2. Misrepresentation Concerning Applying for Disability
Defendants contend that Butler did not receive disability benefits because she did not apply for them in a timely fashion. Butler claims that after she was suspended pending termination, she called the Attendance Office on April 22, 2003 to ask whether she could apply for disability benefits while on suspension pending termination. (P SF Par. 94). Butler claims that she was told she could not because she had been suspended and her employee record was "cut." (P SF Par. 95). Defendants admits that Butler called the Attendance Office on April 22, 2003, but deny that she inquired about disability benefits. (R. P SF Par. 94, 95). Butler also points to evidence that indicates it was the practice of Illinois Bell in similar circumstances to deny requests for disability benefits. Thus, there are legitimately disputed facts concerning whether personnel at the Attendance Office told Butler that she could not apply for disability benefits and whether such an application would have been futile regardless, in light of Illinois Bell's common practices.
Thus, there are genuinely disputed facts concerning the alleged misrepresentations and neither side can prevail as a matter of law on the estoppel claims that are based upon the representation by the Attendance Office personnel that Butler could not receive disability benefits while on suspension. Therefore, we deny Butler's motion for summary judgment on the estoppel claim that is based on the alleged statement by Attendance Office personnel that she was ineligible for disability benefits because she was on suspension.
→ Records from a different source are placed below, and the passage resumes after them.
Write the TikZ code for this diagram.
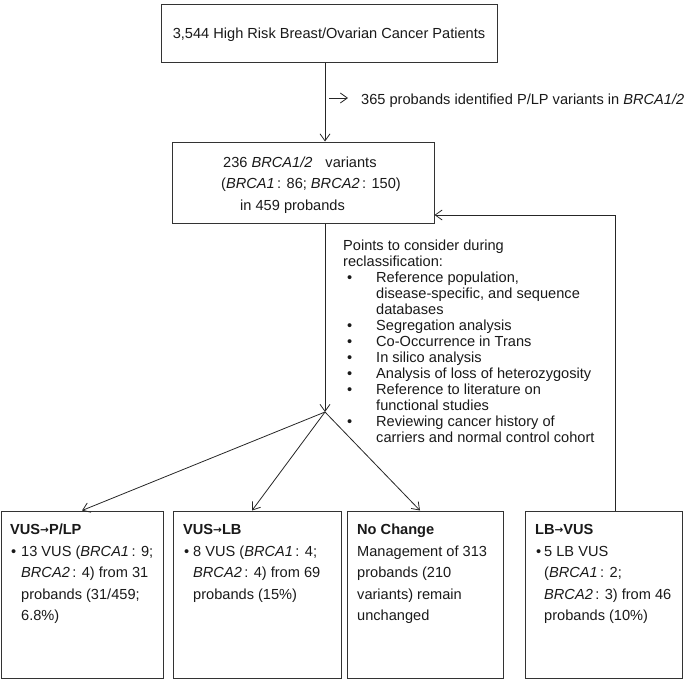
\documentclass[tikz,border=0pt]{standalone}
\usepackage{fontspec}
\setmainfont{Liberation Sans}
\newfontfamily\arrowfont{DejaVu Sans}
\usetikzlibrary{arrows.meta}
\newcommand{\sarr}{{\arrowfont\fontsize{10.5}{10}\selectfont\raisebox{0.1ex}{→}}}
\tikzset{
  box/.style={draw=black!80, line width=1pt, inner sep=0pt, fill=none},
  txt/.style={anchor=base west, inner sep=0pt, text=black!90, font=\fontsize{14.6}{16}\selectfont},
  arr/.style={draw=black!85, line width=0.8pt, -{Straight Barb[length=7pt,width=10pt]}},
  ln/.style={draw=black!85, line width=0.8pt}
}
\begin{document}
\begin{tikzpicture}[x=1pt,y=-1pt]
\useasboundingbox (0,0) rectangle (685,680);
% boxes
\node[box, minimum width=336pt, minimum height=58pt] (top) at (329,33) {};
\node[box, minimum width=262pt, minimum height=81pt] (mid) at (303,182.5) {};
\node[box, minimum width=162pt, minimum height=167pt] (bA) at (82,594.5) {};
\node[box, minimum width=168pt, minimum height=167pt] (bB) at (257,594.5) {};
\node[box, minimum width=156pt, minimum height=167pt] (bC) at (425,594.5) {};
\node[box, minimum width=157pt, minimum height=167pt] (bD) at (603.5,594.5) {};
% top text
\node[txt, anchor=base] (toptxt) at (329,38) {3,544 High Risk Breast/Ovarian Cancer Patients};
\node[txt] (note) at (361,104) {365 probands identified P/LP variants in \textit{BRCA1/2}};
% mid text
\node[txt] (m1) at (223,167) {236 \textit{BRCA1/2}\hspace{13pt}variants};
\node[txt] (m2) at (221,188.5) {(\textit{BRCA1}\,: 86; \textit{BRCA2}\,: 150)};
\node[txt] (m3) at (240,210) {in 459 probands};
% points
\node[txt] (p1) at (343,250) {Points to consider during};
\node[txt] (p2) at (343,266) {reclassification:};
\node[txt] (q1) at (347,282) {\textbullet};
\node[txt] (r1) at (376,282) {Reference population,};
\node[txt] (r2) at (376,298) {disease-specific, and sequence};
\node[txt] (r3) at (376,314) {databases};
\node[txt] (q2) at (347,330) {\textbullet};
\node[txt] (r4) at (376,330) {Segregation analysis};
\node[txt] (q3) at (347,346) {\textbullet};
\node[txt] (r5) at (376,346) {Co-Occurrence in Trans};
\node[txt] (q4) at (347,362) {\textbullet};
\node[txt] (r6) at (376,362) {In silico analysis};
\node[txt] (q5) at (347,378) {\textbullet};
\node[txt] (r7) at (376,378) {Analysis of loss of heterozygosity};
\node[txt] (q6) at (347,394) {\textbullet};
\node[txt] (r8) at (376,394) {Reference to literature on};
\node[txt] (r9) at (376,410) {functional studies};
\node[txt] (q7) at (347,426) {\textbullet};
\node[txt] (r10) at (376,426) {Reviewing cancer history of};
\node[txt] (r11) at (376,442) {carriers and normal control cohort};
% box A
\node[txt] (a0) at (10,534) {\textbf{VUS\sarr P/LP}};
\node[txt] (a1) at (11,556) {\textbullet};
\node[txt] (a2) at (21,556) {13 VUS (\textit{BRCA1}\,: 9;};
\node[txt] (a3) at (21,577.5) {\textit{BRCA2}\,: 4) from 31};
\node[txt] (a4) at (21,599) {probands (31/459;};
\node[txt] (a5) at (21,620.5) {6.8\%)};
% box B
\node[txt] (b0) at (183,534) {\textbf{VUS\sarr LB}};
\node[txt] (b1) at (184,556) {\textbullet};
\node[txt] (b2) at (193,556) {8 VUS (\textit{BRCA1}\,: 4;};
\node[txt] (b3) at (193,577.5) {\textit{BRCA2}\,: 4) from 69};
\node[txt] (b4) at (193,599) {probands (15\%)};
% box C
\node[txt] (c0) at (357,534) {\textbf{No Change}};
\node[txt] (c1) at (357,556) {Management of 313};
\node[txt] (c2) at (357,577.5) {probands (210};
\node[txt] (c3) at (357,599) {variants) remain};
\node[txt] (c4) at (357,620.5) {unchanged};
% box D
\node[txt] (d0) at (535,534) {\textbf{LB\sarr VUS}};
\node[txt] (d1) at (536,556) {\textbullet};
\node[txt] (d2) at (544,556) {5 LB VUS};
\node[txt] (d3) at (544,577.5) {(\textit{BRCA1}\,: 2;};
\node[txt] (d4) at (544,599) {\textit{BRCA2}\,: 3) from 46};
\node[txt] (d5) at (544,620.5) {probands (10\%)};
% connectors
\coordinate (vx) at (325,0);
\coordinate (sa) at (329,98);
\coordinate (jn) at (325,412);
\coordinate (fb) at (615,215);
\draw[arr] (top.south -| vx) -- (mid.north -| vx);
\draw[arr] (sa) -- ([xshift=-13pt]note.west |- sa);
\draw[arr] (mid.south -| jn) -- (jn);
\draw[arr] (jn) -- (bA.north);
\draw[arr] (jn) -- ([xshift=-5pt]bB.north);
\draw[arr] (jn) -- ([xshift=-5pt]bC.north);
\draw[arr] (bD.north -| fb) -- (fb) -- (fb -| mid.east);
\end{tikzpicture}
\end{document}
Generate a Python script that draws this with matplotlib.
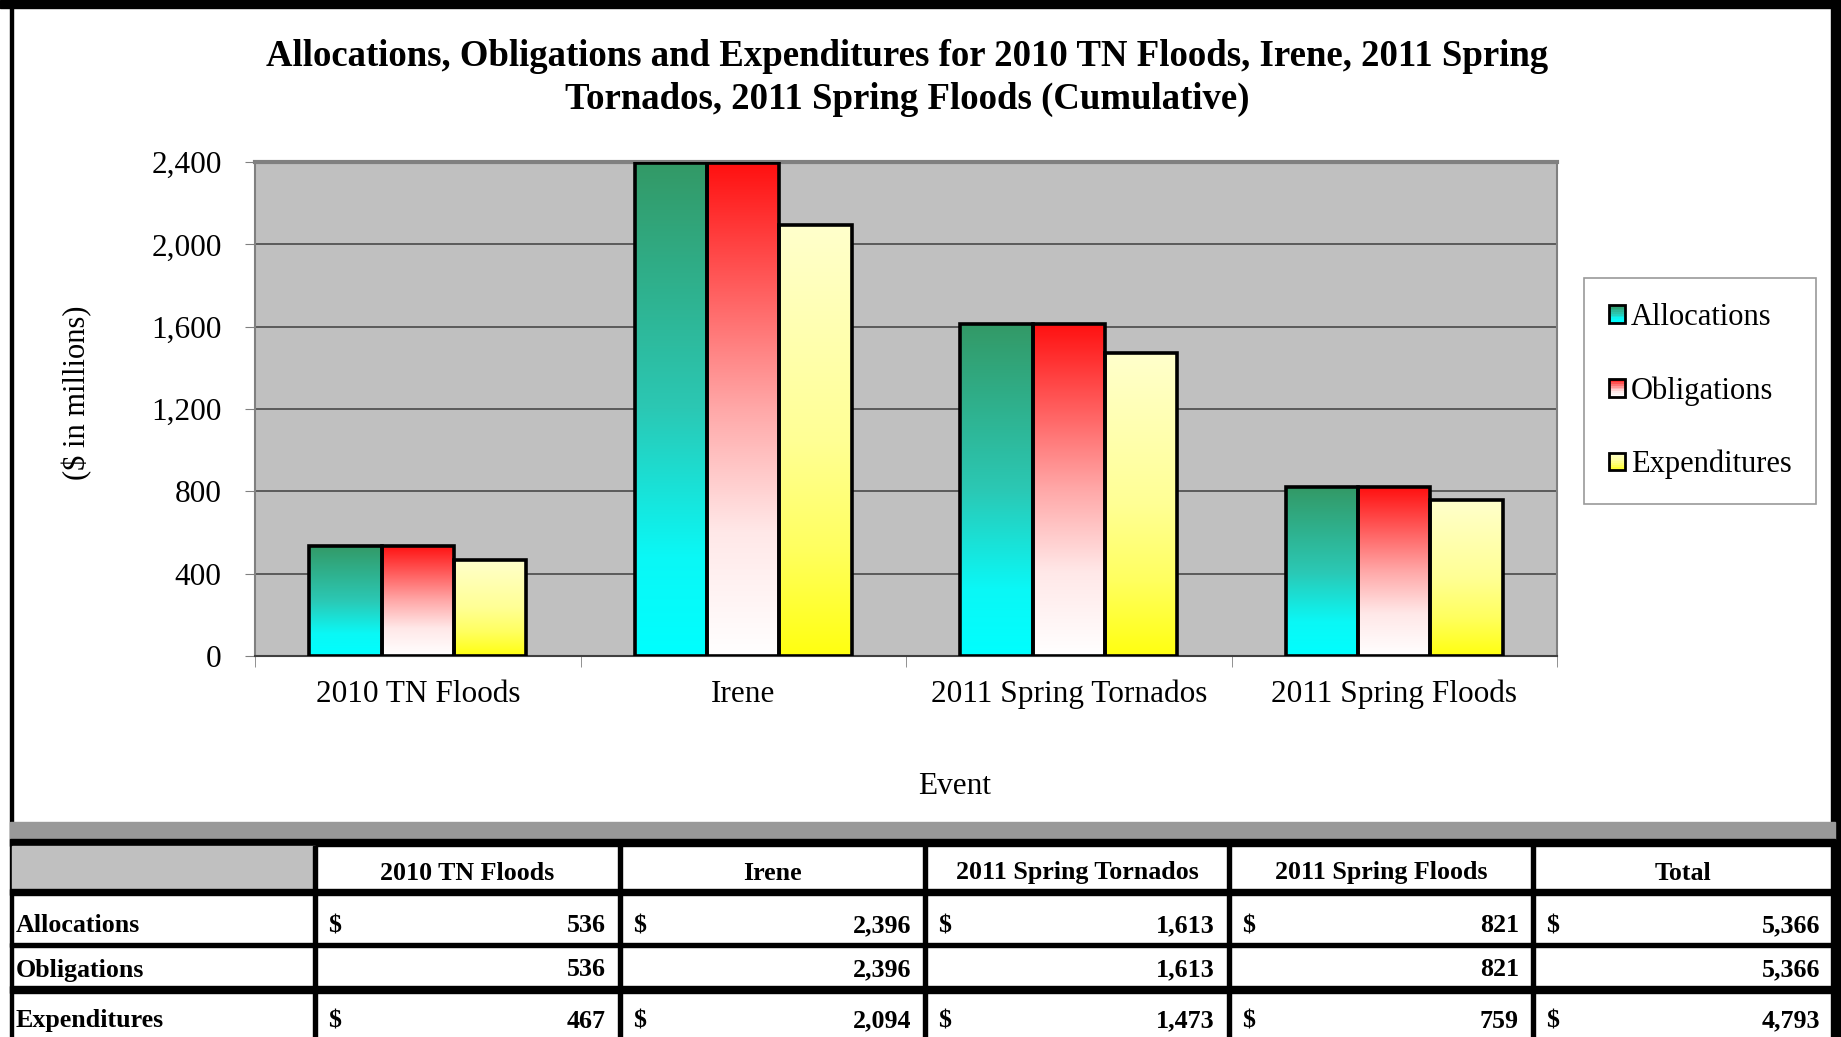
import numpy as np
import matplotlib
matplotlib.use("Agg")
import matplotlib.pyplot as plt
from matplotlib.patches import Rectangle
from matplotlib.legend_handler import HandlerBase
from matplotlib.colors import to_rgb

# data
events = ['2010 TN Floods', 'Irene', '2011 Spring Tornados', '2011 Spring Floods']
series = ['Allocations', 'Obligations', 'Expenditures']
allocations = [536, 2396, 1613, 821]
obligations = [536, 2396, 1613, 821]
expenditures = [467, 2094, 1473, 759]
totals = [5366, 5366, 4793]
yticks = [0, 400, 800, 1200, 1600, 2000, 2400]

# gradient stops from bar top (0) to bar bottom (1)
grads = [[(0, '#339966'), (0.5, '#2BC8B4'), (0.8, '#0AF8F6'), (1, '#00FFFF')],
         [(0, '#FF1010'), (0.5, '#FFA8A8'), (0.75, '#FFE8E8'), (1, '#FFFFFF')],
         [(0, '#FFFFCC'), (0.5, '#FFFF95'), (0.75, '#FFFF60'), (1, '#FFFF10')]]


def grad_colors(stops, n):
    t = np.linspace(0, 1, n)
    pos = [s[0] for s in stops]
    rgb = np.array([to_rgb(s[1]) for s in stops])
    return np.stack([np.interp(t, pos, rgb[:, c]) for c in range(3)], axis=1)


plt.rcParams['font.family'] = ['Liberation Serif', 'DejaVu Serif']

W, H = 1841, 1037
fig = plt.figure(figsize=(W/100, H/100), dpi=100)


def fx(x):
    return x / W


def fy(y):
    return 1 - y / H


ax = fig.add_axes([fx(255), fy(656), fx(1557) - fx(255), fy(162) - fy(656)])
ax.set_facecolor('#C0C0C0')

x = np.arange(len(events))
bw = 0.222
vals = [allocations, obligations, expenditures]
for i, (name, v) in enumerate(zip(series, vals)):
    bars = ax.bar(x + (i - 1) * bw, v, bw, facecolor='none', edgecolor='black',
                  linewidth=2.6, zorder=3, label=name)
    img = grad_colors(grads[i], 256)[:, None, :]
    for b in bars:
        ax.imshow(img, extent=[b.get_x(), b.get_x() + b.get_width(), 0, b.get_height()],
                  aspect='auto', origin='upper', interpolation='bilinear', zorder=2)

ax.set_xlim(-0.5, len(events) - 0.5)
ax.set_ylim(0, 2400)
ax.set_yticks(yticks)
ax.set_yticklabels([f'{v:,}' for v in yticks], fontsize=22.5)
ax.yaxis.grid(True, color='#404040', linewidth=1.1, zorder=1)
ax.set_axisbelow(True)
ax.set_xticks(x)
ax.set_xticklabels(events, fontsize=22.5)
ax.set_xticks(np.arange(-0.5, len(events)), minor=True)
ax.tick_params(axis='x', which='major', length=0, pad=17)
ax.tick_params(axis='x', which='minor', length=8, color='#808080')
ax.tick_params(axis='y', length=7, color='#808080', pad=17)
for s in ['top', 'right', 'left']:
    ax.spines[s].set_color('#808080')
    ax.spines[s].set_linewidth(1.5)
ax.spines['top'].set_linewidth(3)
ax.spines['bottom'].set_color('#404040')
ax.spines['bottom'].set_linewidth(1.5)


class GradHandler(HandlerBase):
    def __init__(self, stops):
        super().__init__()
        self.cols = grad_colors(stops, 10)

    def create_artists(self, legend, orig, xd, yd, width, height, fontsize, trans):
        arts = []
        n = len(self.cols)
        for k, c in enumerate(self.cols):
            arts.append(Rectangle((-xd, -yd + height * (n - 1 - k) / n), width, height / n,
                                  facecolor=c, edgecolor='none', transform=trans))
        arts.append(Rectangle((-xd, -yd), width, height, facecolor='none',
                              edgecolor='black', linewidth=2, transform=trans))
        return arts


handles = [Rectangle((0, 0), 1, 1) for _ in series]
leg = fig.legend(handles, series, loc='center', bbox_to_anchor=(fx(1700), fy(391)),
                 fontsize=22, frameon=True, fancybox=False, edgecolor='#808080',
                 handlelength=0.52, handleheight=0.52, handletextpad=0.2,
                 labelspacing=1.45, borderpad=0.8, borderaxespad=0,
                 handler_map={h: GradHandler(grads[i]) for i, h in enumerate(handles)})
leg.get_frame().set_linewidth(1.2)

fig.text(fx(907), fy(78), 'Allocations, Obligations and Expenditures for 2010 TN Floods, Irene, 2011 Spring\n'
         'Tornados, 2011 Spring Floods (Cumulative)', ha='center', va='center',
         fontsize=26.5, fontweight='bold', linespacing=1.28)
fig.text(fx(77), fy(393), '($ in millions)', rotation=90, ha='center', va='center', fontsize=22)
fig.text(fx(955), fy(786), 'Event', ha='center', va='center', fontsize=22.5)

# frame and table
tb = fig.add_axes([0, 0, 1, 1], zorder=-1)
tb.set_xlim(0, W)
tb.set_ylim(H, 0)
tb.axis('off')
tb.add_patch(Rectangle((0, 0), W, 8, color='black'))
tb.add_patch(Rectangle((1831, 0), 10, H, color='black'))
tb.add_patch(Rectangle((10, 0), 3, H, color='black'))
tb.add_patch(Rectangle((10, 822), 1825, 17, color='#999999'))
tb.add_patch(Rectangle((10, 839), 1825, 7, color='black'))
tb.add_patch(Rectangle((12, 846), 303, 43, color='#C0C0C0'))
for y0, h in [(889, 6), (943, 4), (986, 7)]:
    tb.add_patch(Rectangle((10, y0), 1825, h, color='black'))
col_edges = [315, 620, 925, 1229, 1533, 1834]
for cx in col_edges[:-1]:
    tb.add_patch(Rectangle((cx - 2, 846), 4, H - 846, color='black'))

heads = events + ['Total']
for j, hname in enumerate(heads):
    tb.text((col_edges[j] + col_edges[j + 1]) / 2, 873, hname, ha='center', va='center',
            fontsize=18.7, fontweight='bold')

row_y = [926, 970, 1021]
for r, (name, v) in enumerate(zip(series, vals)):
    tb.text(16, row_y[r], name, ha='left', va='center', fontsize=18.7, fontweight='bold')
    cells = list(v) + [totals[r]]
    for j, c in enumerate(cells):
        if r != 1:
            tb.text(col_edges[j] + 13, row_y[r], '$', ha='left', va='center',
                    fontsize=18.7, fontweight='bold')
        tb.text(col_edges[j + 1] - 14, row_y[r], f'{c:,}', ha='right', va='center',
                fontsize=18.7, fontweight='bold')

fig.savefig('out.png', dpi=100)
II. Breach of Fiduciary Duty Claim (Count II)
As we discussed above, it is clear based on the evidence that the managers of the Attendance Office were not fiduciaries of the Plans. Even though there is strong evidence that the personnel at the Attendance Office were poorly trained based on misinformation that has not been contested, there are genuinely disputed facts in regard to whether the personnel at the Attendance Office were properly trained by the fiduciaries of the Plans. The trier of fact must make such factual determinations and, therefore, we deny Butler's motion for summary judgment on the breach of fiduciary duty claim (Count II).
III. SADBP Interpretation Claim (Count III)
Butler also moves for summary judgment on the SADBP interpretation claim (Count III). However, as is explained above, even though there sufficient evidence that Defendants' interpretation of the SADBP may be erroneous, there is not sufficient evidence to conclude as a matter of law that Defendants' actions were arbitrary and capricious. There are genuinely disputed facts in regard to this claim that must be addressed by the trier of fact. Therefore, we deny Butler's motion for summary judgment on the SADBP interpretation claim (Count III).
Based on the foregoing analysis, we grant Butler's partial motion for summary judgment on the estoppel claims (Count I) that are based upon the representations by Attendance Office personnel that Butler was taking FMLA leave. We deny Butler's motion for summary judgment on the estoppel claims (Count I) that are based on the alleged statements by Attendance Office personnel that Butler was ineligible for disability benefits. We also deny Butler's motion for summary judgment on the breach of fiduciary duty claim (Count II), and the SADBP interpretation claim (Count III). We also deny Defendants' motion for summary judgment in its entirety.